### Records shown
──────────────────────────────
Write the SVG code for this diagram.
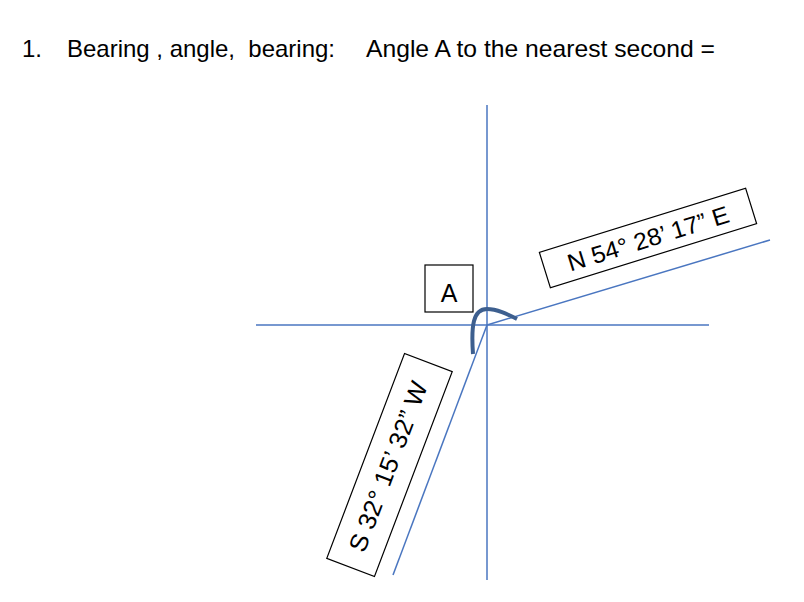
<svg xmlns="http://www.w3.org/2000/svg" width="804" height="602" viewBox="0 0 804 602">
<style>
.t{font-family:"Liberation Sans",Arial,sans-serif;fill:#000}
.ln{stroke:#4a76c0;stroke-width:1.5;fill:none}
.bx{fill:#fff;stroke:#000;stroke-width:1.2}
</style>
<rect width="804" height="602" fill="#fff"/>
<g id="title">
<text class="t" x="22" y="57" font-size="24" textLength="20" lengthAdjust="spacingAndGlyphs">1.</text>
<text class="t" x="67" y="57" font-size="24" textLength="268" lengthAdjust="spacingAndGlyphs" xml:space="preserve">Bearing , angle,  bearing:</text>
<text class="t" x="366" y="57" font-size="24" textLength="349" lengthAdjust="spacingAndGlyphs">Angle A to the nearest second =</text>
</g>
<g id="connectors">
<line class="ln" x1="487" y1="105" x2="487" y2="580"/>
<line class="ln" x1="256" y1="325" x2="709" y2="325"/>
<line class="ln" x1="487" y1="325" x2="770" y2="240"/>
<line class="ln" x1="487" y1="325" x2="393" y2="575"/>
<path d="M473,354 C471,326 473,309 487,309 C497,309 507,314 517,319" fill="none" stroke="#3d5f8f" stroke-width="4" stroke-linecap="butt"/>
</g>
<g id="nodeA">
<rect class="bx" x="425" y="265" width="48" height="47"/>
<text class="t" x="449" y="302" font-size="25" text-anchor="middle">A</text>
</g>
<g id="nodeN" transform="translate(648,238) rotate(-17.3)">
<rect class="bx" x="-108" y="-18.5" width="216" height="37"/>
<text class="t" x="0" y="9" font-size="24" text-anchor="middle" textLength="168" lengthAdjust="spacingAndGlyphs">N 54° 28’ 17” E</text>
</g>
<g id="nodeS" transform="translate(389.5,465) rotate(-69.2)">
<rect class="bx" x="-109.5" y="-25.5" width="219" height="51"/>
<text class="t" x="-2" y="8" font-size="25" text-anchor="middle" textLength="180" lengthAdjust="spacingAndGlyphs">S 32° 15’ 32” W</text>
</g>
</svg>
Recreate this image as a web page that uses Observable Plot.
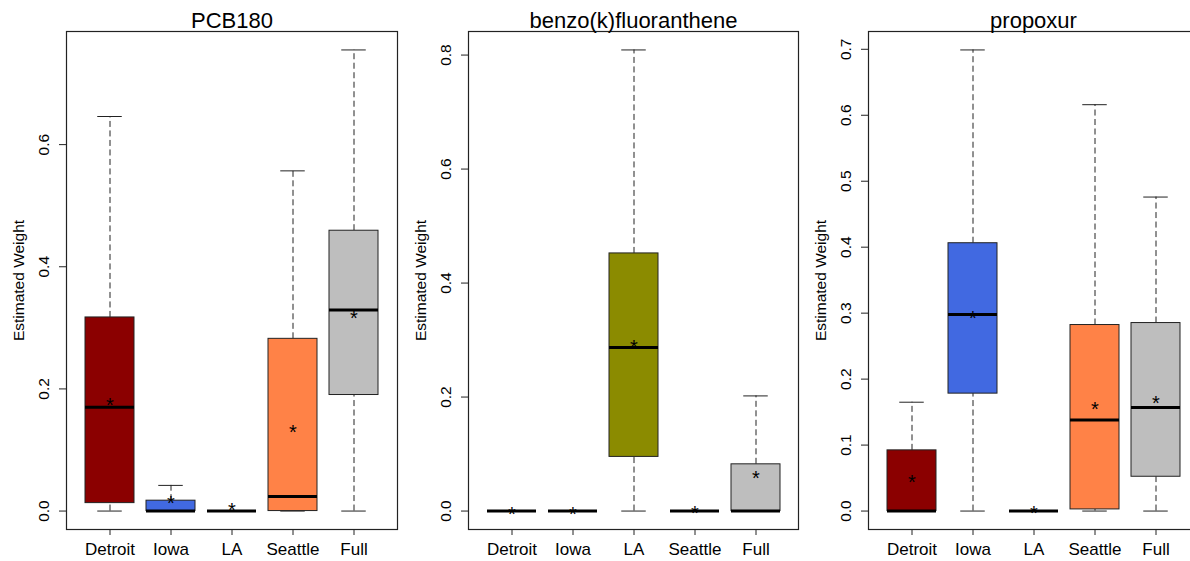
<!DOCTYPE html>
<html>
<head>
<meta charset="utf-8">
<script src="https://cdn.jsdelivr.net/npm/d3@7"></script>
<script src="https://cdn.jsdelivr.net/npm/@observablehq/plot@0.6"></script>
<style>
  html, body { margin: 0; padding: 0; background: white; }
  #wrap { width: 1190px; height: 561px; overflow: hidden; display: flex; background: white; }
  #wrap svg { flex-shrink: 0; display: block; }
</style>
</head>
<body>
<div id="wrap"></div>
<script>
// Categories and colours
const sites = ["Detroit", "Iowa", "LA", "Seattle", "Full"];
const siteColors = ["#8B0000", "#4169E1", "#8B8B00", "#FF8247", "#BEBEBE"];

// PCB180
const pcbLow    = [0, 0, 0, 0, 0];
const pcbQ1     = [0.013, 0, 0, 0, 0.190];
const pcbMedian = [0.170, 0, 0, 0.024, 0.329];
const pcbQ3     = [0.317, 0.017, 0, 0.282, 0.459];
const pcbHigh   = [0.646, 0.042, 0, 0.557, 0.755];
const pcbMean   = [0.181, 0.020, 0.009, 0.137, 0.323];
const pcbTicks  = [0, 0.2, 0.4, 0.6];

// benzo(k)fluoranthene
const bkfLow    = [0, 0, 0, 0, 0];
const bkfQ1     = [0, 0, 0.095, 0, 0];
const bkfMedian = [0, 0, 0.287, 0, 0];
const bkfQ3     = [0, 0, 0.452, 0, 0.082];
const bkfHigh   = [0, 0, 0.809, 0, 0.202];
const bkfMean   = [0.002, 0.002, 0.295, 0.005, 0.066];
const bkfTicks  = [0, 0.2, 0.4, 0.6, 0.8];

// propoxur
const proLow    = [0, 0, 0, 0, 0];
const proQ1     = [0, 0.178, 0, 0.0025, 0.052];
const proMedian = [0, 0.298, 0, 0.138, 0.157];
const proQ3     = [0.092, 0.406, 0, 0.282, 0.285];
const proHigh   = [0.165, 0.699, 0, 0.616, 0.476];
const proMean   = [0.051, 0.300, 0.004, 0.162, 0.170];
const proTicks  = [0, 0.1, 0.2, 0.3, 0.4, 0.5, 0.6, 0.7];

const yTitle = "Estimated Weight";

function panel(title, lo, q1, med, q3, hi, mean, ticks, marginLeft, marginRight) {
  const rows = sites.map((s, i) => ({
    site: s, color: siteColors[i],
    lo: lo[i], q1: q1[i], med: med[i], q3: q3[i], hi: hi[i], mean: mean[i]
  }));
  const maxV = d3.max(rows, d => d.hi);
  const pad = 0.04 * maxV;
  const ink = "#222";
  return Plot.plot({
    width: 400,
    height: 561,
    marginLeft, marginRight,
    marginTop: 31,
    marginBottom: 32,
    style: {fontFamily: "'Liberation Sans', Arial, sans-serif", fontSize: "16px", color: "#000", background: "white", overflow: "visible"},
    x: {type: "band", domain: sites, paddingInner: 0.2, paddingOuter: 0.3, label: null},
    y: {domain: [-pad, maxV + pad], label: null},
    color: {type: "identity"},
    marks: [
      Plot.ruleX(rows, {x: "site", y1: "q3", y2: "hi", stroke: ink, strokeWidth: 1, strokeDasharray: "6,3.5"}),
      Plot.ruleX(rows, {x: "site", y1: "lo", y2: "q1", stroke: ink, strokeWidth: 1, strokeDasharray: "6,3.5"}),
      Plot.tickY(rows, {x: "site", y: "hi", stroke: ink, strokeWidth: 1, insetLeft: 12.25, insetRight: 12.25}),
      Plot.tickY(rows, {x: "site", y: "lo", stroke: ink, strokeWidth: 1, insetLeft: 12.25, insetRight: 12.25}),
      Plot.barY(rows, {x: "site", y1: "q1", y2: "q3", fill: "color", stroke: ink, strokeWidth: 1}),
      Plot.tickY(rows, {x: "site", y: "med", stroke: "#000", strokeWidth: 3}),
      Plot.text(rows, {x: "site", y: "mean", text: () => "*", fontSize: 20, dy: 5, fill: "#000"}),
      Plot.frame({stroke: ink, strokeWidth: 1.2}),
      Plot.axisX({tickSize: 6, tickPadding: 7, fontSize: 17, stroke: ink}),
      Plot.axisY({ticks, tickSize: 7, tickFormat: () => "", stroke: ink}),
      Plot.text(ticks, {y: d => d, frameAnchor: "left", dx: -22, rotate: -90, textAnchor: "middle", lineAnchor: "middle", text: d => d.toFixed(1), fontSize: 15.5, fill: "#000"}),
      Plot.text([yTitle], {frameAnchor: "left", dx: -47, rotate: -90, textAnchor: "middle", lineAnchor: "middle", text: d => d, fontSize: 15.5, fill: "#000"}),
      Plot.text([title], {frameAnchor: "top", dy: -4, textAnchor: "middle", lineAnchor: "bottom", text: d => d, fontSize: 22, fill: "#000"})
    ]
  });
}

const wrap = document.getElementById("wrap");
wrap.appendChild(panel("PCB180", pcbLow, pcbQ1, pcbMedian, pcbQ3, pcbHigh, pcbMean, pcbTicks, 66, 3));
wrap.appendChild(panel("benzo(k)fluoranthene", bkfLow, bkfQ1, bkfMedian, bkfQ3, bkfHigh, bkfMean, bkfTicks, 68, 2));
wrap.appendChild(panel("propoxur", proLow, proQ1, proMedian, proQ3, proHigh, proMean, proTicks, 68, 2));
</script>
</body>
</html>
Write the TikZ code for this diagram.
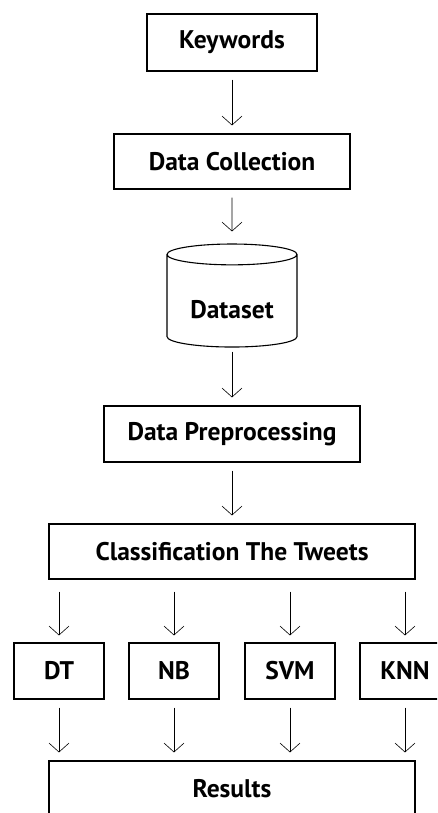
──────────────────────────────
### What is asked
Copy the listing over exactly, skipping the pictures it holds.

### Exercise response
Write the SVG code for this diagram.
<svg xmlns="http://www.w3.org/2000/svg" width="804" height="602" viewBox="0 0 804 602">
<style>
.t{font-family:"Liberation Sans",Arial,sans-serif;fill:#000}
.ln{stroke:#4a76c0;stroke-width:1.5;fill:none}
.bx{fill:#fff;stroke:#000;stroke-width:1.2}
</style>
<rect width="804" height="602" fill="#fff"/>
<g id="title">
<text class="t" x="22" y="57" font-size="24" textLength="20" lengthAdjust="spacingAndGlyphs">1.</text>
<text class="t" x="67" y="57" font-size="24" textLength="268" lengthAdjust="spacingAndGlyphs" xml:space="preserve">Bearing , angle,  bearing:</text>
<text class="t" x="366" y="57" font-size="24" textLength="349" lengthAdjust="spacingAndGlyphs">Angle A to the nearest second =</text>
</g>
<g id="connectors">
<line class="ln" x1="487" y1="105" x2="487" y2="580"/>
<line class="ln" x1="256" y1="325" x2="709" y2="325"/>
<line class="ln" x1="487" y1="325" x2="770" y2="240"/>
<line class="ln" x1="487" y1="325" x2="393" y2="575"/>
<path d="M473,354 C471,326 473,309 487,309 C497,309 507,314 517,319" fill="none" stroke="#3d5f8f" stroke-width="4" stroke-linecap="butt"/>
</g>
<g id="nodeA">
<rect class="bx" x="425" y="265" width="48" height="47"/>
<text class="t" x="449" y="302" font-size="25" text-anchor="middle">A</text>
</g>
<g id="nodeN" transform="translate(648,238) rotate(-17.3)">
<rect class="bx" x="-108" y="-18.5" width="216" height="37"/>
<text class="t" x="0" y="9" font-size="24" text-anchor="middle" textLength="168" lengthAdjust="spacingAndGlyphs">N 54° 28’ 17” E</text>
</g>
<g id="nodeS" transform="translate(389.5,465) rotate(-69.2)">
<rect class="bx" x="-109.5" y="-25.5" width="219" height="51"/>
<text class="t" x="-2" y="8" font-size="25" text-anchor="middle" textLength="180" lengthAdjust="spacingAndGlyphs">S 32° 15’ 32” W</text>
</g>
</svg>
Recreate this image as a web page that uses Observable Plot.
<!DOCTYPE html>
<html>
<head>
<meta charset="utf-8">
<script src="https://cdn.jsdelivr.net/npm/d3@7"></script>
<script src="https://cdn.jsdelivr.net/npm/@observablehq/plot@0.6"></script>
<style>
  html, body { margin: 0; padding: 0; background: white; }
  #wrap { width: 1190px; height: 561px; overflow: hidden; display: flex; background: white; }
  #wrap svg { flex-shrink: 0; display: block; }
</style>
</head>
<body>
<div id="wrap"></div>
<script>
// Categories and colours
const sites = ["Detroit", "Iowa", "LA", "Seattle", "Full"];
const siteColors = ["#8B0000", "#4169E1", "#8B8B00", "#FF8247", "#BEBEBE"];

// PCB180
const pcbLow    = [0, 0, 0, 0, 0];
const pcbQ1     = [0.013, 0, 0, 0, 0.190];
const pcbMedian = [0.170, 0, 0, 0.024, 0.329];
const pcbQ3     = [0.317, 0.017, 0, 0.282, 0.459];
const pcbHigh   = [0.646, 0.042, 0, 0.557, 0.755];
const pcbMean   = [0.181, 0.020, 0.009, 0.137, 0.323];
const pcbTicks  = [0, 0.2, 0.4, 0.6];

// benzo(k)fluoranthene
const bkfLow    = [0, 0, 0, 0, 0];
const bkfQ1     = [0, 0, 0.095, 0, 0];
const bkfMedian = [0, 0, 0.287, 0, 0];
const bkfQ3     = [0, 0, 0.452, 0, 0.082];
const bkfHigh   = [0, 0, 0.809, 0, 0.202];
const bkfMean   = [0.002, 0.002, 0.295, 0.005, 0.066];
const bkfTicks  = [0, 0.2, 0.4, 0.6, 0.8];

// propoxur
const proLow    = [0, 0, 0, 0, 0];
const proQ1     = [0, 0.178, 0, 0.0025, 0.052];
const proMedian = [0, 0.298, 0, 0.138, 0.157];
const proQ3     = [0.092, 0.406, 0, 0.282, 0.285];
const proHigh   = [0.165, 0.699, 0, 0.616, 0.476];
const proMean   = [0.051, 0.300, 0.004, 0.162, 0.170];
const proTicks  = [0, 0.1, 0.2, 0.3, 0.4, 0.5, 0.6, 0.7];

const yTitle = "Estimated Weight";

function panel(title, lo, q1, med, q3, hi, mean, ticks, marginLeft, marginRight) {
  const rows = sites.map((s, i) => ({
    site: s, color: siteColors[i],
    lo: lo[i], q1: q1[i], med: med[i], q3: q3[i], hi: hi[i], mean: mean[i]
  }));
  const maxV = d3.max(rows, d => d.hi);
  const pad = 0.04 * maxV;
  const ink = "#222";
  return Plot.plot({
    width: 400,
    height: 561,
    marginLeft, marginRight,
    marginTop: 31,
    marginBottom: 32,
    style: {fontFamily: "'Liberation Sans', Arial, sans-serif", fontSize: "16px", color: "#000", background: "white", overflow: "visible"},
    x: {type: "band", domain: sites, paddingInner: 0.2, paddingOuter: 0.3, label: null},
    y: {domain: [-pad, maxV + pad], label: null},
    color: {type: "identity"},
    marks: [
      Plot.ruleX(rows, {x: "site", y1: "q3", y2: "hi", stroke: ink, strokeWidth: 1, strokeDasharray: "6,3.5"}),
      Plot.ruleX(rows, {x: "site", y1: "lo", y2: "q1", stroke: ink, strokeWidth: 1, strokeDasharray: "6,3.5"}),
      Plot.tickY(rows, {x: "site", y: "hi", stroke: ink, strokeWidth: 1, insetLeft: 12.25, insetRight: 12.25}),
      Plot.tickY(rows, {x: "site", y: "lo", stroke: ink, strokeWidth: 1, insetLeft: 12.25, insetRight: 12.25}),
      Plot.barY(rows, {x: "site", y1: "q1", y2: "q3", fill: "color", stroke: ink, strokeWidth: 1}),
      Plot.tickY(rows, {x: "site", y: "med", stroke: "#000", strokeWidth: 3}),
      Plot.text(rows, {x: "site", y: "mean", text: () => "*", fontSize: 20, dy: 5, fill: "#000"}),
      Plot.frame({stroke: ink, strokeWidth: 1.2}),
      Plot.axisX({tickSize: 6, tickPadding: 7, fontSize: 17, stroke: ink}),
      Plot.axisY({ticks, tickSize: 7, tickFormat: () => "", stroke: ink}),
      Plot.text(ticks, {y: d => d, frameAnchor: "left", dx: -22, rotate: -90, textAnchor: "middle", lineAnchor: "middle", text: d => d.toFixed(1), fontSize: 15.5, fill: "#000"}),
      Plot.text([yTitle], {frameAnchor: "left", dx: -47, rotate: -90, textAnchor: "middle", lineAnchor: "middle", text: d => d, fontSize: 15.5, fill: "#000"}),
      Plot.text([title], {frameAnchor: "top", dy: -4, textAnchor: "middle", lineAnchor: "bottom", text: d => d, fontSize: 22, fill: "#000"})
    ]
  });
}

const wrap = document.getElementById("wrap");
wrap.appendChild(panel("PCB180", pcbLow, pcbQ1, pcbMedian, pcbQ3, pcbHigh, pcbMean, pcbTicks, 66, 3));
wrap.appendChild(panel("benzo(k)fluoranthene", bkfLow, bkfQ1, bkfMedian, bkfQ3, bkfHigh, bkfMean, bkfTicks, 68, 2));
wrap.appendChild(panel("propoxur", proLow, proQ1, proMedian, proQ3, proHigh, proMean, proTicks, 68, 2));
</script>
</body>
</html>
Write the TikZ code for this diagram.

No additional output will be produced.